▶ **What you have to do**: Your task is to give the number of lines in the listing that include "chart", and nothing else.

▶ **Material provided**:
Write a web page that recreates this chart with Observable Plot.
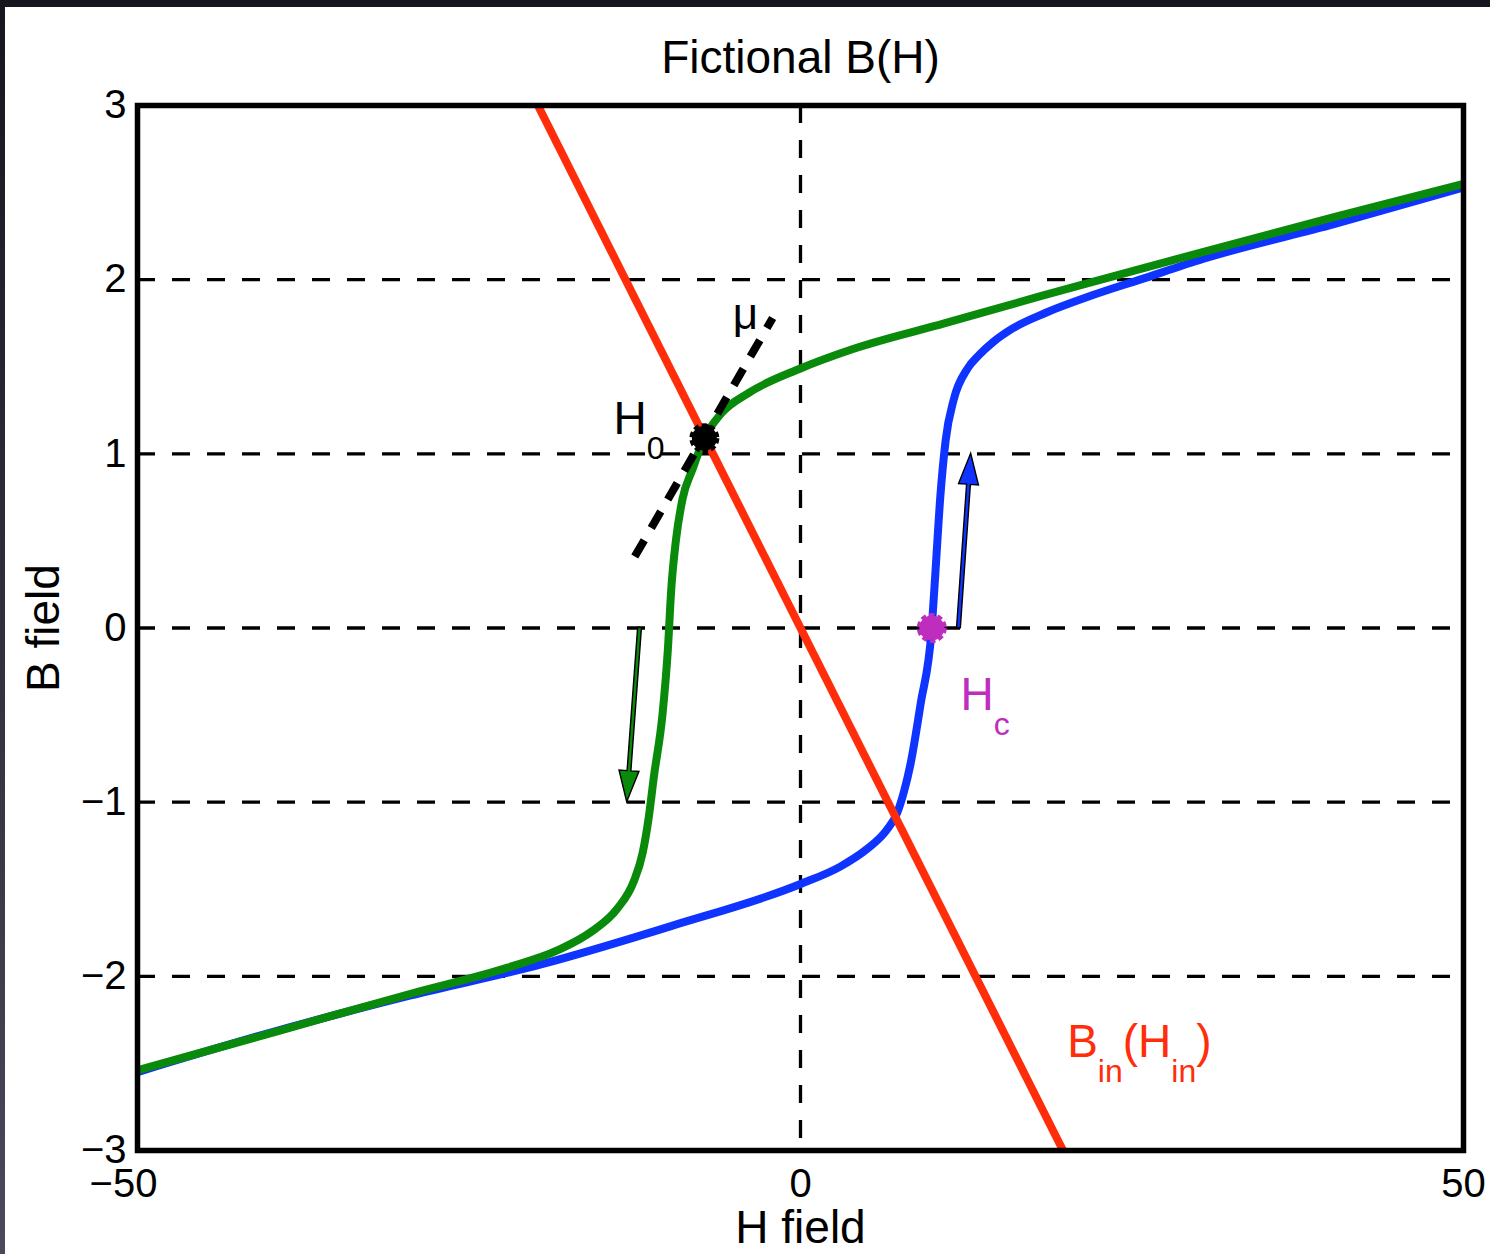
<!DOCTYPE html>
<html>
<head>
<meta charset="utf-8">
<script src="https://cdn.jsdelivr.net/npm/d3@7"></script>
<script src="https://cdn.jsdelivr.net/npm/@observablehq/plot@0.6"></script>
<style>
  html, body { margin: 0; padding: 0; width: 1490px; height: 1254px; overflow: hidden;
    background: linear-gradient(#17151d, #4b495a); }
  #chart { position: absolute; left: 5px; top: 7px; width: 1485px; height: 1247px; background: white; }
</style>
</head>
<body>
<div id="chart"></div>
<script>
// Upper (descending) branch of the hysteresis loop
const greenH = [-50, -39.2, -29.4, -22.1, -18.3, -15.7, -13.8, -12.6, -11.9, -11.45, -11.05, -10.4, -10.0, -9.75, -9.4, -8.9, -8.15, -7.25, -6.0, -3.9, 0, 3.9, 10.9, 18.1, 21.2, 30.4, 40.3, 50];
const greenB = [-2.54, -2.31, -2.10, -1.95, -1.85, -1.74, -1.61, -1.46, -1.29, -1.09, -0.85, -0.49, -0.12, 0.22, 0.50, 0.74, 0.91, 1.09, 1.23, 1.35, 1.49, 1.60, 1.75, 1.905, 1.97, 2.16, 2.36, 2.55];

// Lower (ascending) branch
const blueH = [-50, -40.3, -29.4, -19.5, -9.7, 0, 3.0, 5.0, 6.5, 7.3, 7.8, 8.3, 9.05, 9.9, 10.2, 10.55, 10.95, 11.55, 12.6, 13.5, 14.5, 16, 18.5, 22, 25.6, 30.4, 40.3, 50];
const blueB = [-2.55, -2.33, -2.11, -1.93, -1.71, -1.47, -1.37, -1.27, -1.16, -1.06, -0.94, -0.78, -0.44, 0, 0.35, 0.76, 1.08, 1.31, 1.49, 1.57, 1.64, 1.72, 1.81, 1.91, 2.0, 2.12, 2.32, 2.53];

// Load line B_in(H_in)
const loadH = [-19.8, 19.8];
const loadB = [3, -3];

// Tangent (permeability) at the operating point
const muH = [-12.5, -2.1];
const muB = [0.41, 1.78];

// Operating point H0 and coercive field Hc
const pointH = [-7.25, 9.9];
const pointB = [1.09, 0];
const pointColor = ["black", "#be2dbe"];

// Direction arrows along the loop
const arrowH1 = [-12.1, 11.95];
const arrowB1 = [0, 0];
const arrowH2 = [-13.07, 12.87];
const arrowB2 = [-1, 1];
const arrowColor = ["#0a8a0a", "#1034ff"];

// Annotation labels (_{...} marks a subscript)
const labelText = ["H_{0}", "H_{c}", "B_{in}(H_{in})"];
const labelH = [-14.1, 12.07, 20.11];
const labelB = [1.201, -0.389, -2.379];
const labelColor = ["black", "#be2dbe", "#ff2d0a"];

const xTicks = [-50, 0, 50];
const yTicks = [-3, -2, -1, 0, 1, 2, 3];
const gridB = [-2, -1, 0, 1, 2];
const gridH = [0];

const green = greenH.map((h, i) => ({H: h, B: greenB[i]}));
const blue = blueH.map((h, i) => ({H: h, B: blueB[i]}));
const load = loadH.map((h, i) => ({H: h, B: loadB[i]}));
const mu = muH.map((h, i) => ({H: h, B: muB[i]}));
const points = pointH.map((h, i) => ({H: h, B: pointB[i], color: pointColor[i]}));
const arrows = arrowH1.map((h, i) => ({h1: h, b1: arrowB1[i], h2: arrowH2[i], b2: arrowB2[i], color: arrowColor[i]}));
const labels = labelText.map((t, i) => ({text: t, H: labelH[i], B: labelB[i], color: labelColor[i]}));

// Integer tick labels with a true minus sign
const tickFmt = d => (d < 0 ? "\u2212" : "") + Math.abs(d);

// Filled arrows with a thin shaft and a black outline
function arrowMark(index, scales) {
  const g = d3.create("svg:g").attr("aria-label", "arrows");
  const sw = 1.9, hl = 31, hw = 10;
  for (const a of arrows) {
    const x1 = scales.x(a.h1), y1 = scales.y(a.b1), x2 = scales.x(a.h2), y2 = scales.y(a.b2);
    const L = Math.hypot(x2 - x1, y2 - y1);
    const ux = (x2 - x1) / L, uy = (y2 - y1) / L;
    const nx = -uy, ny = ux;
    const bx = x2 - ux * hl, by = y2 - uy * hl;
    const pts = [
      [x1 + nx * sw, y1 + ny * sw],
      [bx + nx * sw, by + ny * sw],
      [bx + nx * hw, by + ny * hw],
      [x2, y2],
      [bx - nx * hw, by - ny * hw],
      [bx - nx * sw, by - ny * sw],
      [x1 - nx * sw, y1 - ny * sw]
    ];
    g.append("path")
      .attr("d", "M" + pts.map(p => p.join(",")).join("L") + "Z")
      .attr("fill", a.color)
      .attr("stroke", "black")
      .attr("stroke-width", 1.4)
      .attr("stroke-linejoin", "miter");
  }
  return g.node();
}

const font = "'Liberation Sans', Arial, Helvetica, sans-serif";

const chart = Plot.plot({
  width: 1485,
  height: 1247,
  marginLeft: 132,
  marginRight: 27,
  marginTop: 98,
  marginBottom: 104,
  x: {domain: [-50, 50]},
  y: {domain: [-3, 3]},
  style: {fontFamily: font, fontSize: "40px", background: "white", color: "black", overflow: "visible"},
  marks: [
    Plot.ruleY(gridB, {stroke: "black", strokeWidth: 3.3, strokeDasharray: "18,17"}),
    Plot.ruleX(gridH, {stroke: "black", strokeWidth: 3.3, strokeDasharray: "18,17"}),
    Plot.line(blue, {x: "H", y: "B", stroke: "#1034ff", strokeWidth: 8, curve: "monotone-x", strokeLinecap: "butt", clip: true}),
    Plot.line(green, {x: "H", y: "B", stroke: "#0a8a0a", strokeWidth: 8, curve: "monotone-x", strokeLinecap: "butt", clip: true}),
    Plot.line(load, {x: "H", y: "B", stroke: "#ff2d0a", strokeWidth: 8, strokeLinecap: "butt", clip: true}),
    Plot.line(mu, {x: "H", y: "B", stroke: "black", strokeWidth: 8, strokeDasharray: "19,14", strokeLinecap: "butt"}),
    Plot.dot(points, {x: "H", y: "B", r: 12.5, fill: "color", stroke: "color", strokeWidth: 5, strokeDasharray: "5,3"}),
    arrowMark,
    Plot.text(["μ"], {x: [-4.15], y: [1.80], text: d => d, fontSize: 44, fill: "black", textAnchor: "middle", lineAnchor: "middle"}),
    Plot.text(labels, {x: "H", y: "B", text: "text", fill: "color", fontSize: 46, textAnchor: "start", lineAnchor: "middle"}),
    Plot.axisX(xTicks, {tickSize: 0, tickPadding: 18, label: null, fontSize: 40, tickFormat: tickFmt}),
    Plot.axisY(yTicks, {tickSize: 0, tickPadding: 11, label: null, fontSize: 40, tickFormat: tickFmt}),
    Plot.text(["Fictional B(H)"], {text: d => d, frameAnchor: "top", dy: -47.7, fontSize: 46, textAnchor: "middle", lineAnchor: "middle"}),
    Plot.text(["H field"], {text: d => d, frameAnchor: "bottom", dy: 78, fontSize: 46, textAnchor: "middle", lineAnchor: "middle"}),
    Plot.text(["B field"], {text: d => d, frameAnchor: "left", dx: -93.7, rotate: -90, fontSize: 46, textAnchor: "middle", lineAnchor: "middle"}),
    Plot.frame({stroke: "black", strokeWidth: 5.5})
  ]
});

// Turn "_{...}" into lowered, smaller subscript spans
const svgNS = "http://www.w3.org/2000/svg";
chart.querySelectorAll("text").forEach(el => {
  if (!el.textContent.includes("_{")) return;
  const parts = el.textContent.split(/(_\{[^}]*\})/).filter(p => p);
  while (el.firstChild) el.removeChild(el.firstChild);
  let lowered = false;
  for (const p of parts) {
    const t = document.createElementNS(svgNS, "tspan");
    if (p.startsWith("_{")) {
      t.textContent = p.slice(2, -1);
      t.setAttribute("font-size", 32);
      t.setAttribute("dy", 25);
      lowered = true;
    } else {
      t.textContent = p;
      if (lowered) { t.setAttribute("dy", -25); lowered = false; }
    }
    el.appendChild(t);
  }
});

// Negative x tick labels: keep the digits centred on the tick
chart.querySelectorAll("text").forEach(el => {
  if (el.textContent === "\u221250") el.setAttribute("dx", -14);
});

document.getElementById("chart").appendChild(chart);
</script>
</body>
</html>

▶ **Worked solution**: 7